It took me a while to get to Thomas Malone’s Superminds, but I’m glad I did.

It is one of many recent books that tries to get at how and why people collaborate in producing innovations in all areas of life. It is also one of the best because it is one of the most comprehensive and logical—at least of the books I’ve read.

Malone, who teaches at MIT’s Sloan School of Business, starts with a pair of what are now not  very unusual assumptions—that we learned almost everything worth knowing because people collaborated and that our ability to do so reflects the way our unusual brains evolved. What sets his book apart is the way he explores five main ways our brains have evolved reflecting the broad periods of human history and how they could lead to a new burst of innovation and cooperation using today’s superminds of both the human and digital varieties

Early on, he defines a supermind as “a group of individuals acting together in ways that seem intelligent.” Thus, any collection of people is or can be a supermind, including seemingly random crowds that don’t bump into each other when walking down the street.
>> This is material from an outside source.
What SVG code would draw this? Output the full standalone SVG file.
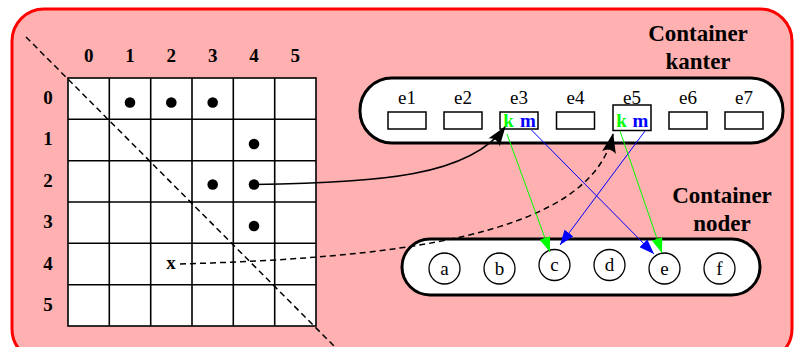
<svg xmlns="http://www.w3.org/2000/svg" width="795" height="347" viewBox="0 0 795 347">
<style>
.lbl{font-family:"Liberation Serif",serif;font-weight:bold;font-size:19px;text-anchor:middle;fill:#000}
.big{font-family:"Liberation Serif",serif;font-weight:bold;font-size:23px;text-anchor:middle;fill:#000}
.nm{font-family:"Liberation Serif",serif;font-size:19px;text-anchor:middle;fill:#000}
.cell{fill:#fff;stroke:#000;stroke-width:1.6}
.slot{fill:#fff;stroke:#000;stroke-width:1.5}
.node{fill:#fff;stroke:#000;stroke-width:1.3}
.dash{fill:none;stroke:#000;stroke-width:1.5;stroke-dasharray:6 4}
</style>
<defs>
<marker id="blk" viewBox="0 0 20 14" refX="19" refY="7" markerWidth="20" markerHeight="14" markerUnits="userSpaceOnUse" orient="auto">
<path d="M0,0 L20,7 L0,14 Q6,7 0,0 Z" fill="#000"/>
</marker>
<marker id="grn" viewBox="0 0 15 11" refX="15" refY="5.5" markerWidth="15" markerHeight="11" markerUnits="userSpaceOnUse" orient="auto">
<path d="M0,0 L15,5.5 L0,11 Z" fill="#00ff00"/>
</marker>
<marker id="blu" viewBox="0 0 15 11" refX="15" refY="5.5" markerWidth="15" markerHeight="11" markerUnits="userSpaceOnUse" orient="auto">
<path d="M0,0 L15,5.5 L0,11 Z" fill="#0000ff"/>
</marker>
</defs>
<g id="background">
<rect x="12" y="9" width="780" height="352" rx="32" fill="#ffb0b0" stroke="#ff0000" stroke-width="3"/>
</g>
<g id="matrix">
<g>
<rect class="cell" x="68" y="78" width="248" height="248"/>
<path d="M109.3,78V326M150.7,78V326M192,78V326M233.3,78V326M274.7,78V326M68,119.3H316M68,160.7H316M68,202H316M68,243.3H316M68,284.7H316" stroke="#000" stroke-width="1.6" fill="none"/>
</g>
<g id="col-labels">
<text class="lbl" x="88.7" y="62">0</text>
<text class="lbl" x="130" y="62">1</text>
<text class="lbl" x="171.3" y="62">2</text>
<text class="lbl" x="212.7" y="62">3</text>
<text class="lbl" x="254" y="62">4</text>
<text class="lbl" x="295.3" y="62">5</text>
</g>
<g id="row-labels">
<text class="lbl" x="48" y="104">0</text>
<text class="lbl" x="48" y="145">1</text>
<text class="lbl" x="48" y="187">2</text>
<text class="lbl" x="48" y="228">3</text>
<text class="lbl" x="48" y="270">4</text>
<text class="lbl" x="48" y="311">5</text>
</g>
<g id="dots" fill="#000">
<circle cx="130" cy="102.5" r="5.3"/>
<circle cx="171.3" cy="102.5" r="5.3"/>
<circle cx="212.7" cy="102.5" r="5.3"/>
<circle cx="254" cy="144" r="5.3"/>
<circle cx="212.7" cy="184.5" r="5.3"/>
<circle cx="254" cy="184.5" r="5.3"/>
<circle cx="254" cy="226" r="5.3"/>
</g>
<text class="lbl" x="171" y="269">x</text>
<path class="dash" d="M26,37 L336,348"/>
</g>
<g id="kanter">
<rect x="360" y="78" width="423" height="65" rx="32" fill="#fff" stroke="#000" stroke-width="3"/>
<text class="nm" x="407" y="104">e1</text>
<text class="nm" x="463" y="104">e2</text>
<text class="nm" x="519" y="104">e3</text>
<text class="nm" x="575.5" y="104">e4</text>
<text class="nm" x="632" y="104">e5</text>
<text class="nm" x="688" y="104">e6</text>
<text class="nm" x="744" y="104">e7</text>
<rect class="slot" x="388" y="112" width="38" height="17"/>
<rect class="slot" x="444" y="112" width="38" height="17"/>
<rect class="slot" x="500" y="112" width="38" height="17"/>
<rect class="slot" x="556.5" y="112" width="38" height="17"/>
<rect class="slot" x="613" y="105" width="38" height="25.5"/>
<rect class="slot" x="669" y="112" width="38" height="17"/>
<rect class="slot" x="725" y="112" width="38" height="17"/>
<text class="lbl" x="508.5" y="126.5" style="fill:#00ff00">k</text>
<text class="lbl" x="528" y="126.5" style="fill:#0000ff">m</text>
<text class="lbl" x="621.5" y="126.5" style="fill:#00ff00">k</text>
<text class="lbl" x="640.5" y="126.5" style="fill:#0000ff">m</text>
<text class="big" x="698" y="41">Container</text>
<text class="big" x="698" y="69">kanter</text>
</g>
<g id="noder">
<rect x="402" y="239" width="358" height="56" rx="28" fill="#fff" stroke="#000" stroke-width="3"/>
<circle class="node" cx="444.5" cy="268.5" r="15.5"/>
<circle class="node" cx="499.5" cy="268.5" r="15.5"/>
<circle class="node" cx="554.5" cy="265" r="15.5"/>
<circle class="node" cx="609.5" cy="265" r="15.5"/>
<circle class="node" cx="664.5" cy="268.5" r="15.5"/>
<circle class="node" cx="719.5" cy="268.5" r="15.5"/>
<text class="nm" x="444.5" y="275">a</text>
<text class="nm" x="499.5" y="275">b</text>
<text class="nm" x="554.5" y="271">c</text>
<text class="nm" x="609.5" y="271">d</text>
<text class="nm" x="664.5" y="275">e</text>
<text class="nm" x="719.5" y="275">f</text>
<text class="big" x="722" y="203">Container</text>
<text class="big" x="722" y="231">noder</text>
</g>
<g id="connectors">
<path d="M254,184.5 C380,183 470,176 505,127" fill="none" stroke="#000" stroke-width="1.5" marker-end="url(#blk)"/>
<path class="dash" d="M180,264 C380,258 590,240 613,134" marker-end="url(#blk)"/>
<path d="M507,134 L550,252" stroke="#00ff00" stroke-width="1" marker-end="url(#grn)"/>
<path d="M531.5,130 L654,254" stroke="#0000ff" stroke-width="1" marker-end="url(#blu)"/>
<path d="M645,131 L560,245" stroke="#0000ff" stroke-width="1" marker-end="url(#blu)"/>
<path d="M620,131 L662,253" stroke="#00ff00" stroke-width="1" marker-end="url(#grn)"/>
</g>
</svg>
He is particularly interested in what he calls general intelligence or “the ability to achieve a side range of different goals effectively in different environments.” It is that skill that makes us different from computers and other machines whose powers worry and/or excite so many of us.

The book takes us in multiple directions, but for peacebuilders, the key lies in the ways he sees computational power enhancing human general intelligence because superminds can be “trained” to make better decisions. That holds across all types of human organizations, from small tribes to hierarchies to democracies to markets to communities and, finally, to the emerging norm—networks.

Although he doesn’t quite use this terminology, Malone is convinced that we can use the affordances of today’s technologies to build stronger, more interconnected, and more effective communities by building off of the networks they spawn.

That’s the case because human and/or machine-driven superminds can take advantage of a number of characteristics that lead to effective decision making—size, diversity, identifying outliers or “black swans,” interdependence, and more.

This thought provoking book should be of interest to all peacebuilders and anyone else who is interested in producing large scale social change.